PLS Wins Groundbreaking Case in the Second Circuit

On July 1, 2021, the Second Circuit issued a landmark decision in Brathwaite v. Garland, a case filed by PLS, finding that the Board of Immigration Appeals (BIA’s) imposition of a presumption of finality to state criminal convictions that were under appellate review was arbitrary and unreasonable.

 

In the case, Aldwin Brathwaite, a lawful permanent resident of the United States since 1979, was charged with removal from the country because of two New York State convictions in 2018. Shortly after the initiation of immigration proceedings, Mr. Brathwaite filed a motion with the First Judicial Department of the New York Appellate Division to review his state criminal convictions. Mr. Brathwaite sought appellate review because he had not been properly informed during the trial proceedings that his criminal convictions would have severe immigration consequences for him.

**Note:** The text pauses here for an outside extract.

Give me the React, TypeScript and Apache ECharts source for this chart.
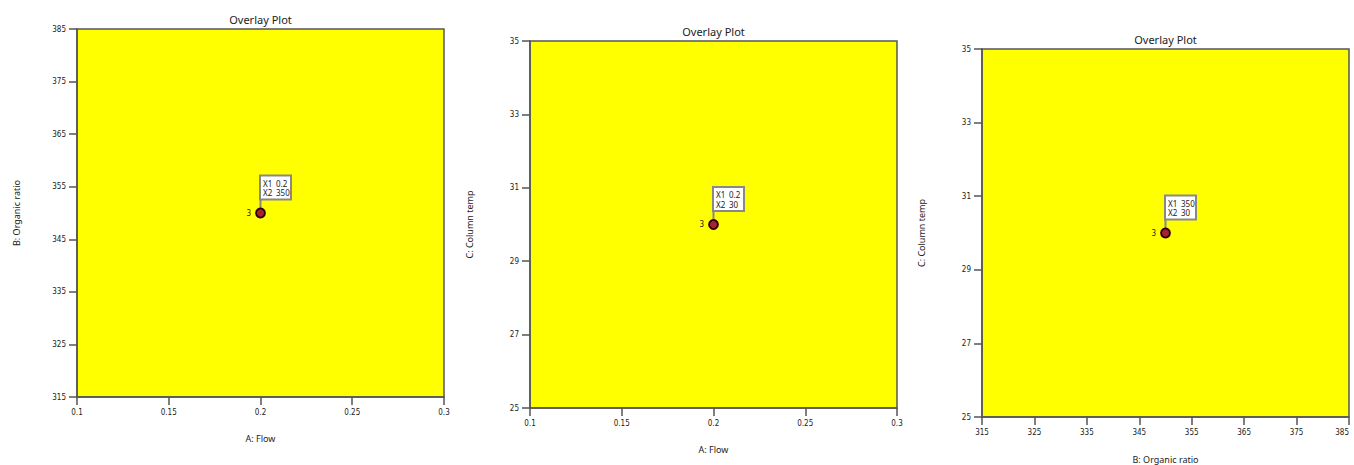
import React, { useEffect, useRef } from "react";
import * as echarts from "echarts";

const plotTitles = ["Overlay Plot", "Overlay Plot", "Overlay Plot"];
const xNames = ["A: Flow", "A: Flow", "B: Organic ratio"];
const yNames = ["B: Organic ratio", "C: Column temp", "C: Column temp"];
const xMins = [0.1, 0.1, 315];
const xMaxs = [0.3, 0.3, 385];
const xSteps = [0.05, 0.05, 10];
const yMins = [315, 25, 25];
const yMaxs = [385, 35, 35];
const ySteps = [10, 2, 2];
const pointX = [0.2, 0.2, 350];
const pointY = [350, 30, 30];
const pointNames = ["3", "3", "3"];
const flagX1 = ["0.2", "0.2", "350"];
const flagX2 = ["350", "30", "30"];

const grids = [
  { left: 77, top: 29, width: 367, height: 368 },
  { left: 530, top: 41, width: 367, height: 367 },
  { left: 982, top: 49, width: 367, height: 368 },
];
const xNameGaps = [37, 37, 38];
const yNameGaps = [56, 56, 56];
const alignMax = [null, null, "right"];

const tickFont = "'Liberation Sans Narrow', 'DejaVu Sans Condensed', sans-serif";
const mainFont = "'Noto Sans', 'Open Sans', sans-serif";

const fmt = (v: number) => String(+v.toFixed(4));

export default function App() {
  const ref = useRef<HTMLDivElement>(null);
  useEffect(() => {
    document.body.style.margin = "0";
    const chart = echarts.init(ref.current!, null, { renderer: "svg" });
    const xAxis: any[] = [];
    const yAxis: any[] = [];
    const series: any[] = [];
    const graphic: any[] = [];
    grids.forEach((g, i) => {
      const axisCommon = {
        axisLine: { show: true, lineStyle: { color: "#555", width: 1.5 } },
        axisTick: { show: true, inside: false, length: 8, lineStyle: { color: "#555", width: 1.5 } },
        splitLine: { show: false },
        nameLocation: "middle",
        nameTextStyle: { fontFamily: mainFont, fontSize: 9, color: "#222" },
      };
      const xm = xMins[i];
      const ym = yMins[i];
      xAxis.push({
        ...axisCommon,
        type: "value",
        gridIndex: i,
        min: 0,
        max: +(xMaxs[i] - xm).toFixed(6),
        interval: xSteps[i],
        name: xNames[i],
        nameGap: xNameGaps[i],
        axisLabel: {
          margin: 11,
          fontFamily: tickFont,
          fontSize: 8,
          color: "#222",
          alignMaxLabel: alignMax[i],
          formatter: (v: number) => fmt(v + xm),
        },
      });
      yAxis.push({
        ...axisCommon,
        type: "value",
        gridIndex: i,
        min: 0,
        max: +(yMaxs[i] - ym).toFixed(6),
        interval: ySteps[i],
        name: yNames[i],
        nameGap: yNameGaps[i],
        axisLabel: {
          margin: 11,
          fontFamily: tickFont,
          fontSize: 8,
          color: "#222",
          formatter: (v: number) => fmt(v + ym),
        },
      });
      const d = [[pointX[i] - xm, pointY[i] - ym, i]];
      series.push({
        type: "custom",
        xAxisIndex: i,
        yAxisIndex: i,
        data: d,
        z: 3,
        renderItem: (params: any, api: any) => {
          const p = api.coord([api.value(0), api.value(1)]);
          const k = api.value(2);
          const bx = p[0] - 0.5;
          const by = p[1] - 37.5;
          return {
            type: "group",
            children: [
              { type: "line", shape: { x1: p[0], y1: p[1] - 4, x2: p[0], y2: by + 24 }, style: { stroke: "#888", lineWidth: 2 } },
              { type: "rect", shape: { x: bx, y: by, width: 31, height: 24 }, style: { fill: "#fff", stroke: "#888", lineWidth: 2 } },
              { type: "text", style: { x: bx + 3, y: by + 7.5, text: "X1", fontSize: 8, fontFamily: mainFont, fill: "#222", verticalAlign: "middle" } },
              { type: "text", style: { x: bx + 16, y: by + 7.5, text: flagX1[k], fontSize: 8, fontFamily: mainFont, fill: "#222", verticalAlign: "middle" } },
              { type: "text", style: { x: bx + 3, y: by + 17, text: "X2", fontSize: 8, fontFamily: mainFont, fill: "#222", verticalAlign: "middle" } },
              { type: "text", style: { x: bx + 16, y: by + 17, text: flagX2[k], fontSize: 8, fontFamily: mainFont, fill: "#222", verticalAlign: "middle" } },
            ],
          };
        },
      });
      series.push({
        type: "scatter",
        xAxisIndex: i,
        yAxisIndex: i,
        data: d.map((r) => [r[0], r[1]]),
        symbolSize: 9,
        z: 4,
        itemStyle: { color: "#a82034", borderColor: "#2a0006", borderWidth: 1.8, opacity: 1 },
        label: {
          show: true,
          position: "left",
          distance: 4,
          formatter: () => pointNames[i],
          fontSize: 8,
          fontFamily: tickFont,
          color: "#222",
        },
      });
      graphic.push({
        type: "text",
        x: g.left + g.width / 2,
        y: g.top - 10,
        style: {
          text: plotTitles[i],
          fontFamily: mainFont,
          fontSize: 11,
          fill: "#222",
          textAlign: "center",
          textVerticalAlign: "middle",
        },
      });
    });
    chart.setOption({
      animation: false,
      grid: grids.map((g) => ({
        ...g,
        show: true,
        backgroundColor: "#ffff00",
        borderColor: "#555",
        borderWidth: 1.5,
        containLabel: false,
        outerBoundsMode: "none",
      })),
      xAxis,
      yAxis,
      series,
      graphic,
    });
    return () => chart.dispose();
  }, []);
  return <div ref={ref} style={{ width: 1354, height: 465 }} />;
}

Following the First Judicial Department’s grant of Mr. Brathwaite’s motion and agreement to hear his criminal appeal, Mr. Brathwaite sought to terminate his immigration proceedings so New York’s appellate body could properly consider his appeal and determine if his original convictions were properly obtained. Mr. Brathwaite relied upon a longstanding precedent first announced by the Supreme Court in 1955 that a noncitizen’s criminal conviction should not incur immigration consequences until appellate review has been exhausted or waived. 

 

The Immigration Judge, however, disagreed with Mr. Brathwaite’s argument for termination of the removal proceedings and ordered him removed from the United States. The Immigration Judge relied upon a 2018 decision issued by the BIA, Matter of J.M. Acosta, which held that a presumption of finality attaches to state criminal convictions once the initial period of filing for appellate review has passed and that a noncitizen bears the burden of proving his criminal appeal relates to a substantive or meritorious issue in order to overcome this presumption. Such a requirement was impossible for Mr. Brathwaite to meet because his criminal appeal had only just begun, he had not yet been assigned appellate counsel, and the record of his trial proceedings had not yet been produced for review. Mr. Brathwaite then appealed to the Immigration Judge’s decision to the BIA and, after the BIA affirmed the decision, sought review from the Second Circuit. 

 

Following briefing and oral arguments, the Second Circuit ruled in Mr. Brathwaite’s favor and vacated the removal order issued against him. The Second Circuit determined that the BIA’s adoption of the presumption of finality principle in J.M. Acosta and its application of that standard to Mr. Brathwaite’s case was arbitrary and unreasonable. Noting that “the criminal appeals process in New York proceeds at a different pace than federal removal proceedings,” the Second Circuit explained that the BIA’s holding produced significant practical problems, resulting in noncitizen criminal defendants risking deportation even while pursuing state-approved challenges to criminal convictions. 

 

The Second Circuit’s ruling in Mr. Brathwaite’s case stands to positively impact the removal proceedings of thousands of noncitizen criminal defendants in New York State, ensuring they can pursue appellate review of their criminal convictions without being deported from the country prior to the resolution of those appeals.